--- Data for the task ---

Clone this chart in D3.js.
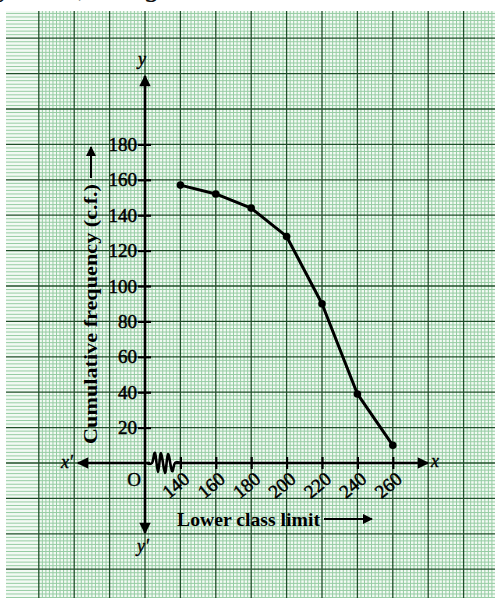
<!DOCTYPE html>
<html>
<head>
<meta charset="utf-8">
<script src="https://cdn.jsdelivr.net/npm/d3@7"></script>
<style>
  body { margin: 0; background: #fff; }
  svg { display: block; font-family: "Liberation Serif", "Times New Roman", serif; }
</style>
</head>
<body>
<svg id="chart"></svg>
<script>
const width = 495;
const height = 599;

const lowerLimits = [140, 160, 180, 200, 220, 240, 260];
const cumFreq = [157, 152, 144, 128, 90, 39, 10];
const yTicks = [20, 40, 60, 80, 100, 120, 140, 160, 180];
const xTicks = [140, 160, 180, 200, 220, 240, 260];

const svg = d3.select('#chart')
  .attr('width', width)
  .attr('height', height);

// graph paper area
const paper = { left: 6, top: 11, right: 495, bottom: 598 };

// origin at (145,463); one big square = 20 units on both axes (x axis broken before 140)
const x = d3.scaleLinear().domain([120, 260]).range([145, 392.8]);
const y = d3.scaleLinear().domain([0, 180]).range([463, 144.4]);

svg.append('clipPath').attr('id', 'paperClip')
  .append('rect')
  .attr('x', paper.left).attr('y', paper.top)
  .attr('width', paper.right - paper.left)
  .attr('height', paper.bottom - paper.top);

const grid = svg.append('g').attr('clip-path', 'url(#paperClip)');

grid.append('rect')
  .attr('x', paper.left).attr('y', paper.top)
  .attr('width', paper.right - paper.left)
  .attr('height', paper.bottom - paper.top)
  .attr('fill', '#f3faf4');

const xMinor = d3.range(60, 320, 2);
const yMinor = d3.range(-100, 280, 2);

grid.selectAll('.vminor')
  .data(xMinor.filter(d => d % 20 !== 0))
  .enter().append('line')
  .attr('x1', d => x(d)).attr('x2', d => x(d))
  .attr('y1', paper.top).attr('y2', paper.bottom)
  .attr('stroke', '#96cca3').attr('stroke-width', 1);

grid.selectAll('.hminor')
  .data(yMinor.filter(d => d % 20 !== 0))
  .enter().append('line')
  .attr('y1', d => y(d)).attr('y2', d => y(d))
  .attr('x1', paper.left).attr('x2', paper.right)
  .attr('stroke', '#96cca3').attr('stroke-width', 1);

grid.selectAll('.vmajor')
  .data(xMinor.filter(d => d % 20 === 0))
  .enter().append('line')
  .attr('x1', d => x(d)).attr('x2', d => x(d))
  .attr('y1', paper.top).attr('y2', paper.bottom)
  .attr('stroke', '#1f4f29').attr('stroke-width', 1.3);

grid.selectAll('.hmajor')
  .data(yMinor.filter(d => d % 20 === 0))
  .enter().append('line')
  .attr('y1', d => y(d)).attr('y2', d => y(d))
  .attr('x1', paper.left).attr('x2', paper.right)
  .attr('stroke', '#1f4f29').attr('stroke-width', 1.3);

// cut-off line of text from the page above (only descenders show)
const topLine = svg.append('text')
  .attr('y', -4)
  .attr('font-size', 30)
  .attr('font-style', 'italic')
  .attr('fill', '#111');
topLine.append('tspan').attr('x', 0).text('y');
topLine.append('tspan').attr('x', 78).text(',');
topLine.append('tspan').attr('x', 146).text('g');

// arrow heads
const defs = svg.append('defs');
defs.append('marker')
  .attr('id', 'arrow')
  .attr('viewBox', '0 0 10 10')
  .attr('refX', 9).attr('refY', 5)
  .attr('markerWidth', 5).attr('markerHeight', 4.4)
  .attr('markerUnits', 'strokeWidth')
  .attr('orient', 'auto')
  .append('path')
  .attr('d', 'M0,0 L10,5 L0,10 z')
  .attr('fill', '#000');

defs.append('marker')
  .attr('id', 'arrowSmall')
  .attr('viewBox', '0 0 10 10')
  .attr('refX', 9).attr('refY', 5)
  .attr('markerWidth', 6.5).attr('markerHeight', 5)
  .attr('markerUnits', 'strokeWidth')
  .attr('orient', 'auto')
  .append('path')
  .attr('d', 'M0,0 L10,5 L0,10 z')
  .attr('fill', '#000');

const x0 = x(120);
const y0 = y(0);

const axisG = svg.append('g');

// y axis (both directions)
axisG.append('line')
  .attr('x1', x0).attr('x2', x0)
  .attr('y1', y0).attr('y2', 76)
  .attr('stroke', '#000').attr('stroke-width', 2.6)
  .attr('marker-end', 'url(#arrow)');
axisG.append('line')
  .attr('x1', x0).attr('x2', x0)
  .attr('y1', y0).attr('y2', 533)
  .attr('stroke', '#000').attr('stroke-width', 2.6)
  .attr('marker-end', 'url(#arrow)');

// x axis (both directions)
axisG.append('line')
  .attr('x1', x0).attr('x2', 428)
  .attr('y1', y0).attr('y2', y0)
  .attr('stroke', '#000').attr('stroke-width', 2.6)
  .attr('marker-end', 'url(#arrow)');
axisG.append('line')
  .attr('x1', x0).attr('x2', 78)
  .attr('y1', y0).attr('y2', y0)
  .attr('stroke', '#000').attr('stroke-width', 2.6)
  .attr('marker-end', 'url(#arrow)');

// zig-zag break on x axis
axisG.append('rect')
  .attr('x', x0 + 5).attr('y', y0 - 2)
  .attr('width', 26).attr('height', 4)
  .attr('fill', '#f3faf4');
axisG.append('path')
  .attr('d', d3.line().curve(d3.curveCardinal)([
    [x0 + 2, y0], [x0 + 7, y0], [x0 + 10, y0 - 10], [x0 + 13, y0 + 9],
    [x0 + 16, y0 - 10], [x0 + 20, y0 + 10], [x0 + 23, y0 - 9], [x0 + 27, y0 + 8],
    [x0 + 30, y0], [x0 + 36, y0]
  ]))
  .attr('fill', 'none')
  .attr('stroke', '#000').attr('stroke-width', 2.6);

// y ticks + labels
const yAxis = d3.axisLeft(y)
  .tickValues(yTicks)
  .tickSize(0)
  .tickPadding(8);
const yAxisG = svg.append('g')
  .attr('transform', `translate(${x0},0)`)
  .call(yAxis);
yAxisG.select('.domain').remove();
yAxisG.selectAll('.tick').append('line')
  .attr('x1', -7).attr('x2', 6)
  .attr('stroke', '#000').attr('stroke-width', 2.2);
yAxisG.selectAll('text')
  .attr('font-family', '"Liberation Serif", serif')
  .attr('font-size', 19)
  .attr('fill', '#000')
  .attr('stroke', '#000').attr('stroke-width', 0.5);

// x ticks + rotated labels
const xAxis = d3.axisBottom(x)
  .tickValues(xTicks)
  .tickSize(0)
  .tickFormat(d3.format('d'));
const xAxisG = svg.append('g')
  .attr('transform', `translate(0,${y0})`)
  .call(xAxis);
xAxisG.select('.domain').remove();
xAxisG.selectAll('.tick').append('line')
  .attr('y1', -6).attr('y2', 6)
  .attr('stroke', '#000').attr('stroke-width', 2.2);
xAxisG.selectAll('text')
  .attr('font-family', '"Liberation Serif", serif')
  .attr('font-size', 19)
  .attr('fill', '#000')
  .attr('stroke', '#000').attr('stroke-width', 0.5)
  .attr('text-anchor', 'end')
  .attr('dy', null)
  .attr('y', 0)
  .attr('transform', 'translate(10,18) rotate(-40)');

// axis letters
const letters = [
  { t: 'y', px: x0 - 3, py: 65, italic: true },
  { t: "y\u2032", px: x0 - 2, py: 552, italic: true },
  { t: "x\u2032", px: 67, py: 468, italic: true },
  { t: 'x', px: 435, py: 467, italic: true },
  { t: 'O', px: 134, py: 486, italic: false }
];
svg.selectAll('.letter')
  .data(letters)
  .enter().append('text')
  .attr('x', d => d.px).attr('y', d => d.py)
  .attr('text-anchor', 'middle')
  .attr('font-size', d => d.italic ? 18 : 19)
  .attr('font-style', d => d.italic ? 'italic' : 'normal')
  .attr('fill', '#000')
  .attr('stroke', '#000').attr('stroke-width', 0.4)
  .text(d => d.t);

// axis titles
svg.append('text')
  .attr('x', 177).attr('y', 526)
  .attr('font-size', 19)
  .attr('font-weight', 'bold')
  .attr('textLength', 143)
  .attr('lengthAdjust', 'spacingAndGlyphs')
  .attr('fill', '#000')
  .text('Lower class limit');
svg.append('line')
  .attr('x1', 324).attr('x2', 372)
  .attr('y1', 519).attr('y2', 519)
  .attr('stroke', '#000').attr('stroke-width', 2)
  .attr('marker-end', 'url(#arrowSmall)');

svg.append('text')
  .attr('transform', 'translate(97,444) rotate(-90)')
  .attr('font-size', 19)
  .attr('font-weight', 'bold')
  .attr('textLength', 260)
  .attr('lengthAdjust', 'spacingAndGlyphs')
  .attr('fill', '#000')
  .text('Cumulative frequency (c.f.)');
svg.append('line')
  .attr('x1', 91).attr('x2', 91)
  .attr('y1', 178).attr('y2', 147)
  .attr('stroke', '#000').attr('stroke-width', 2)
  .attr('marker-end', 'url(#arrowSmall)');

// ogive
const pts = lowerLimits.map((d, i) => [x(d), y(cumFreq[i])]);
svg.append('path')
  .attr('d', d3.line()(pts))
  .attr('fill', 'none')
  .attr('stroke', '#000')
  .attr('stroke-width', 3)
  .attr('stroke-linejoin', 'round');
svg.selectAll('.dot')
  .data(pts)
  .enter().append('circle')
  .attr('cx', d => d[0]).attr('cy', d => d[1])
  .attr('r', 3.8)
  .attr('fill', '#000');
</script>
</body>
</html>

---
--- Data for the task ---

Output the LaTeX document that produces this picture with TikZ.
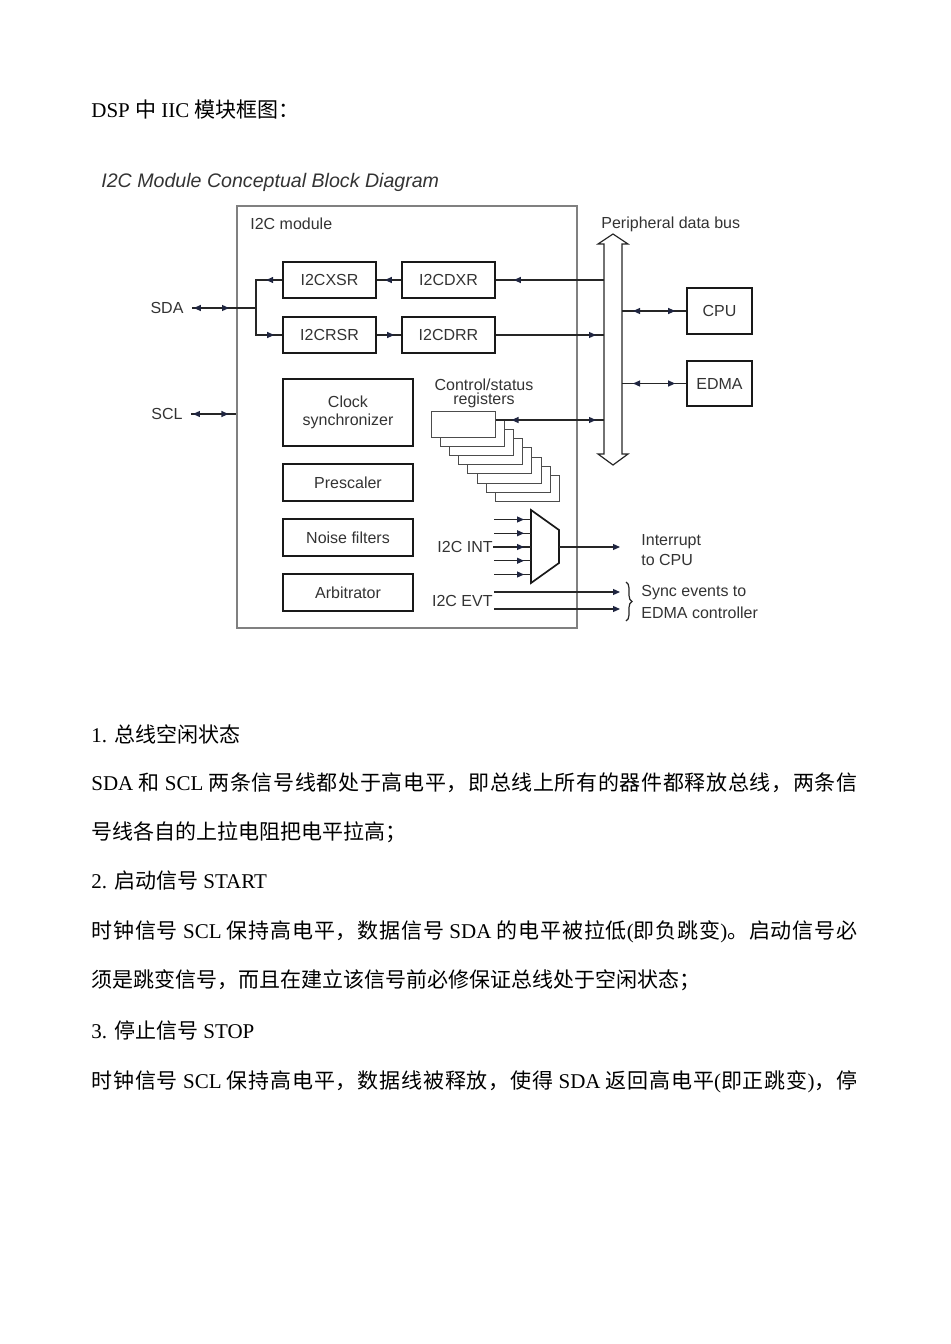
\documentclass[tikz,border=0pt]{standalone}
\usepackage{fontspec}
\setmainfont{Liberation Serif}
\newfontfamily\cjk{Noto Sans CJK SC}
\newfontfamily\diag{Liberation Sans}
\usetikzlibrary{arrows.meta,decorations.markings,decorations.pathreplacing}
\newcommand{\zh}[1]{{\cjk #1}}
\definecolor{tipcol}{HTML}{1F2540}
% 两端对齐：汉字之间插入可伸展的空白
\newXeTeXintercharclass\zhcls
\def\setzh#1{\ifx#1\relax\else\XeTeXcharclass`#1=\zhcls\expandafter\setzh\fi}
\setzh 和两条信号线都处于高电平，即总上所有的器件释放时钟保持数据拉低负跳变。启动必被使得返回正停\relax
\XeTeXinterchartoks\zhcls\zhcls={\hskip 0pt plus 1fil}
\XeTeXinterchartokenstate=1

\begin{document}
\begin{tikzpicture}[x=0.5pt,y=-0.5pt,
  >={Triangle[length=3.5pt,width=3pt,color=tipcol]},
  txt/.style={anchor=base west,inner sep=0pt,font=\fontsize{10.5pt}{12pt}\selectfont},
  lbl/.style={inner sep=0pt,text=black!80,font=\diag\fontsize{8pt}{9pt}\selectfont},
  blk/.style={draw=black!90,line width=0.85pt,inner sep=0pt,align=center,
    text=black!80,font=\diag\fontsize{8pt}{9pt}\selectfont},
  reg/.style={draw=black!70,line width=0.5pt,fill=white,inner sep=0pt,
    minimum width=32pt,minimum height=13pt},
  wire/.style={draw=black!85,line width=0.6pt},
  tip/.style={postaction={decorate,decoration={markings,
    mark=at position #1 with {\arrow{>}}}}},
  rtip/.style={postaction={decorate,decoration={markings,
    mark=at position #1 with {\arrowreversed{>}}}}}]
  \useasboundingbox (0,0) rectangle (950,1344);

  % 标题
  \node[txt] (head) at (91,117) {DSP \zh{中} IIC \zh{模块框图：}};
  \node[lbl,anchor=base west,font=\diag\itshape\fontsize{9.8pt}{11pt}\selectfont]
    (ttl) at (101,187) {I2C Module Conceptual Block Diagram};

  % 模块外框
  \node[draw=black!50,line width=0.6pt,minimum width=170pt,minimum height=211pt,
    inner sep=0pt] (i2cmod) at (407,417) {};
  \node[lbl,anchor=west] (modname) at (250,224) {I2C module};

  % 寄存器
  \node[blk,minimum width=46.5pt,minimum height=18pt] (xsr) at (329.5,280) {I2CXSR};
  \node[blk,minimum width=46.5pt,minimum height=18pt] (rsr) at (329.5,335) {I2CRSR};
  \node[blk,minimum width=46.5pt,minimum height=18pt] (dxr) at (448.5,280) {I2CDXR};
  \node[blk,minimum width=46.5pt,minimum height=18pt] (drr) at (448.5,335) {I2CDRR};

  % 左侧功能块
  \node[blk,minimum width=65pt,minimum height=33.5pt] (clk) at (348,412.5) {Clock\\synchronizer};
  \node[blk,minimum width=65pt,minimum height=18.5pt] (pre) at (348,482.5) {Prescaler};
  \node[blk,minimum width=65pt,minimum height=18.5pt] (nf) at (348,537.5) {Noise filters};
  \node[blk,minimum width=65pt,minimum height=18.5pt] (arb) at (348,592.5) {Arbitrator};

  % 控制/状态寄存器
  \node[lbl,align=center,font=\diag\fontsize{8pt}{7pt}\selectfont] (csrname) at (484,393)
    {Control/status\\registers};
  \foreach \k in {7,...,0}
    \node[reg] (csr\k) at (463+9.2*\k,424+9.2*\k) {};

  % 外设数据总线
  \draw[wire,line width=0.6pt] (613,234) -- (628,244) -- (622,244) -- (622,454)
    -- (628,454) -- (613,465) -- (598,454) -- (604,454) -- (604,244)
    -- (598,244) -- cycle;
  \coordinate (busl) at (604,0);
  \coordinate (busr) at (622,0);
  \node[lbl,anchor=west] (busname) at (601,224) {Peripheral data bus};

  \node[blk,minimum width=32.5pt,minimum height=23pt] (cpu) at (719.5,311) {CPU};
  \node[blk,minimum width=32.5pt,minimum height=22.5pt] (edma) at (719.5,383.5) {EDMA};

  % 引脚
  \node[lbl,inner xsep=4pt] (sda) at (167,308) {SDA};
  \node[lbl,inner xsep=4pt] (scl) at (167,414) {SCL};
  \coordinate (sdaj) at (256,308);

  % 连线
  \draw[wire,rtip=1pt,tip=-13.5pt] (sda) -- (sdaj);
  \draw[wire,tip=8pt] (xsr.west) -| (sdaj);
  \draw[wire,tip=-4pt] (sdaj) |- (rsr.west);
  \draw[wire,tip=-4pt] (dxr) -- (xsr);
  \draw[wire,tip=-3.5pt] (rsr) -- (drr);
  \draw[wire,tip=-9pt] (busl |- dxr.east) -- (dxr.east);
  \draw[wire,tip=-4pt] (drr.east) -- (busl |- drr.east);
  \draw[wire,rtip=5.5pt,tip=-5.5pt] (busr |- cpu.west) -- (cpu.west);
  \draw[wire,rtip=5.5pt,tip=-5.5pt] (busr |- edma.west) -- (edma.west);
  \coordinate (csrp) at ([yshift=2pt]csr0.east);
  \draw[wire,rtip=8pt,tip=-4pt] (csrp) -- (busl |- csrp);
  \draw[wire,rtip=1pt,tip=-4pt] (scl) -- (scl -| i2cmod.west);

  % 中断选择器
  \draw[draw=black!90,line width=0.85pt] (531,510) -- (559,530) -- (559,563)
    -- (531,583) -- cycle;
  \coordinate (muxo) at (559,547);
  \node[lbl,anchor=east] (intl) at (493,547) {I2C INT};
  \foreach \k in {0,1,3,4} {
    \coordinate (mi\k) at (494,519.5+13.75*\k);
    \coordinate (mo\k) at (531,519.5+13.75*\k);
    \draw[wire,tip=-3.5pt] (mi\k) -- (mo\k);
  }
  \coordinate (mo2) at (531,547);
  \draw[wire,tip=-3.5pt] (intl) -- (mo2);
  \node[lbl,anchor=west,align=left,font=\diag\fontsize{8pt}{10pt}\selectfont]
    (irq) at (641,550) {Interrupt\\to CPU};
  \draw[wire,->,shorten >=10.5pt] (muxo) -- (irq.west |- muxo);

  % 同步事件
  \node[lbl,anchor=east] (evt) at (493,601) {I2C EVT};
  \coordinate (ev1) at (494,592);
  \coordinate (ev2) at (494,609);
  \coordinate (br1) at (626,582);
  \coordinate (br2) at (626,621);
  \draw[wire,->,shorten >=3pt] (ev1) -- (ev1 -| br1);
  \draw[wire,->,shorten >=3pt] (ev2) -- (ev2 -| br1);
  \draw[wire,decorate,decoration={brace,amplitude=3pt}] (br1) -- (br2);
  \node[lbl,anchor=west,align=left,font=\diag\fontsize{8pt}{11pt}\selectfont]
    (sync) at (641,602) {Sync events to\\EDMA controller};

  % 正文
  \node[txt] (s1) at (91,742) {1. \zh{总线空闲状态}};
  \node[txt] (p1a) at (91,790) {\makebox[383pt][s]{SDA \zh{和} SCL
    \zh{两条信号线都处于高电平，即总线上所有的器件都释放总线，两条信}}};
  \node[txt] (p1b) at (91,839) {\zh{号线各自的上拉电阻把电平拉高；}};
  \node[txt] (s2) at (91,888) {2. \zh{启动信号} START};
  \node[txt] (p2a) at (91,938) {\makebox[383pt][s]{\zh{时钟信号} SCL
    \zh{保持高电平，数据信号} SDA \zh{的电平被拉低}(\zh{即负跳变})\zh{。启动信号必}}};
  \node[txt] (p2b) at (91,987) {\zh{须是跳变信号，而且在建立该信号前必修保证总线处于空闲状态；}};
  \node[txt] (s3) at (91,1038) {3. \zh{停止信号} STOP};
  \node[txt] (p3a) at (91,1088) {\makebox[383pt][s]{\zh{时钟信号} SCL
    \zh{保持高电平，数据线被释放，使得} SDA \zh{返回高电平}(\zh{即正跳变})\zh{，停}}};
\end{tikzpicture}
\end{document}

---

▶ **Task statement**
Read through the entries and copy every line that includes "with".

▶ **Result for this task**
Output the LaTeX document that produces this picture with TikZ.
    mark=at position #1 with {\arrow{>}}}}},
    mark=at position #1 with {\arrowreversed{>}}}}}]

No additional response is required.